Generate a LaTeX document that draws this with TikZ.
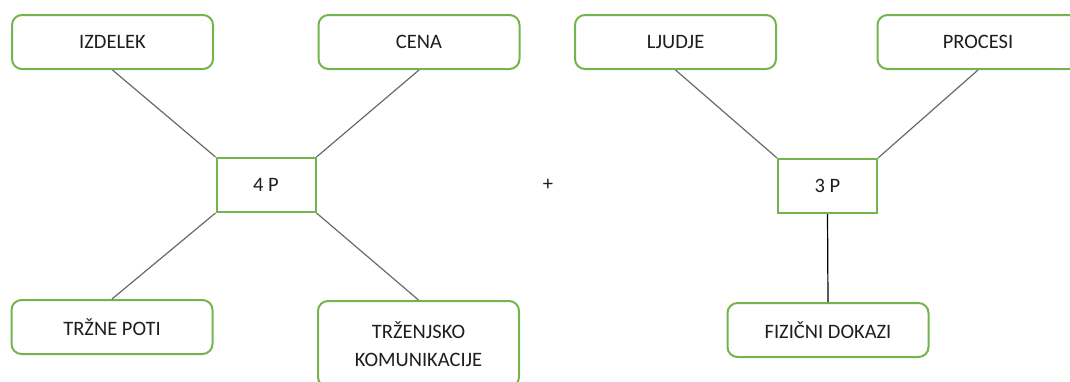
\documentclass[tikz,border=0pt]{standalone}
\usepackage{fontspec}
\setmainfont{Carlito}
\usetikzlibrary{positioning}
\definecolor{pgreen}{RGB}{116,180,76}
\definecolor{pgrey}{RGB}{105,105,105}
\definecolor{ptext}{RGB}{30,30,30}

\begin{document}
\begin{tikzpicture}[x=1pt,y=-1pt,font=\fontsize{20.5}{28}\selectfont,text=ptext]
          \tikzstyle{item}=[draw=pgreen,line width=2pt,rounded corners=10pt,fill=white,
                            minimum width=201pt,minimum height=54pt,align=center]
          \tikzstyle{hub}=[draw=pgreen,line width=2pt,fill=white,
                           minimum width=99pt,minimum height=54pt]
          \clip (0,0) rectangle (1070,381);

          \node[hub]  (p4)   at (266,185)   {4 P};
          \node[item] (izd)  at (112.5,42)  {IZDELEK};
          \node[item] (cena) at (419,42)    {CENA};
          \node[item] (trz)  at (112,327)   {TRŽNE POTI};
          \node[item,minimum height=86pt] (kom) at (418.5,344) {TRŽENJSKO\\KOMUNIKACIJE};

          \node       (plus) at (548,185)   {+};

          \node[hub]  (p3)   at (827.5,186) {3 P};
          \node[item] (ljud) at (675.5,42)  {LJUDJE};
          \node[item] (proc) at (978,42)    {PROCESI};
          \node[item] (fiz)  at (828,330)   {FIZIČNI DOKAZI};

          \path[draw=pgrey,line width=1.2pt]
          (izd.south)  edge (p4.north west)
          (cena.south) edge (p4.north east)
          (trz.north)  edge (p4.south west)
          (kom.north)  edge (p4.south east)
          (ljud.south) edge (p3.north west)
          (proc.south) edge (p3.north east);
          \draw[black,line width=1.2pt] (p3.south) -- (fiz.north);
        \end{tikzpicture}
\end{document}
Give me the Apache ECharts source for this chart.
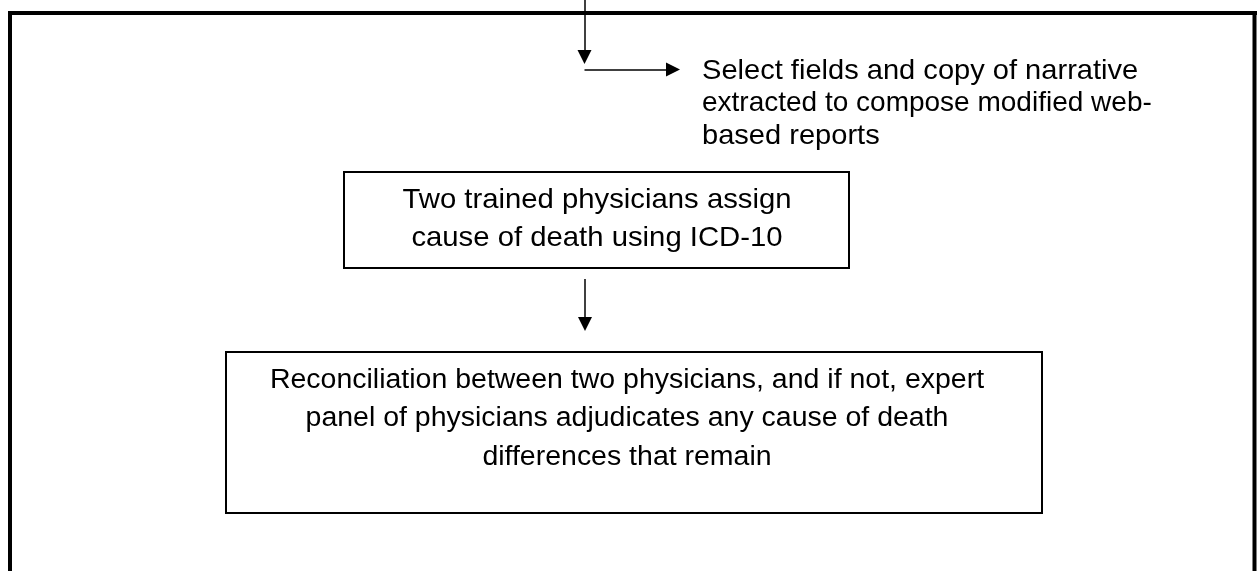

> **The request**
Only the lines from the start of the material through the line containing "(plus) at (548,185)" should be transcribed. Pictures stay out.

> **The result**
Generate a LaTeX document that draws this with TikZ.
\documentclass[tikz,border=0pt]{standalone}
\usepackage{fontspec}
\setmainfont{Carlito}
\usetikzlibrary{positioning}
\definecolor{pgreen}{RGB}{116,180,76}
\definecolor{pgrey}{RGB}{105,105,105}
\definecolor{ptext}{RGB}{30,30,30}

\begin{document}
\begin{tikzpicture}[x=1pt,y=-1pt,font=\fontsize{20.5}{28}\selectfont,text=ptext]
          \tikzstyle{item}=[draw=pgreen,line width=2pt,rounded corners=10pt,fill=white,
                            minimum width=201pt,minimum height=54pt,align=center]
          \tikzstyle{hub}=[draw=pgreen,line width=2pt,fill=white,
                           minimum width=99pt,minimum height=54pt]
          \clip (0,0) rectangle (1070,381);

          \node[hub]  (p4)   at (266,185)   {4 P};
          \node[item] (izd)  at (112.5,42)  {IZDELEK};
          \node[item] (cena) at (419,42)    {CENA};
          \node[item] (trz)  at (112,327)   {TRŽNE POTI};
          \node[item,minimum height=86pt] (kom) at (418.5,344) {TRŽENJSKO\\KOMUNIKACIJE};

          \node       (plus) at (548,185)   {+};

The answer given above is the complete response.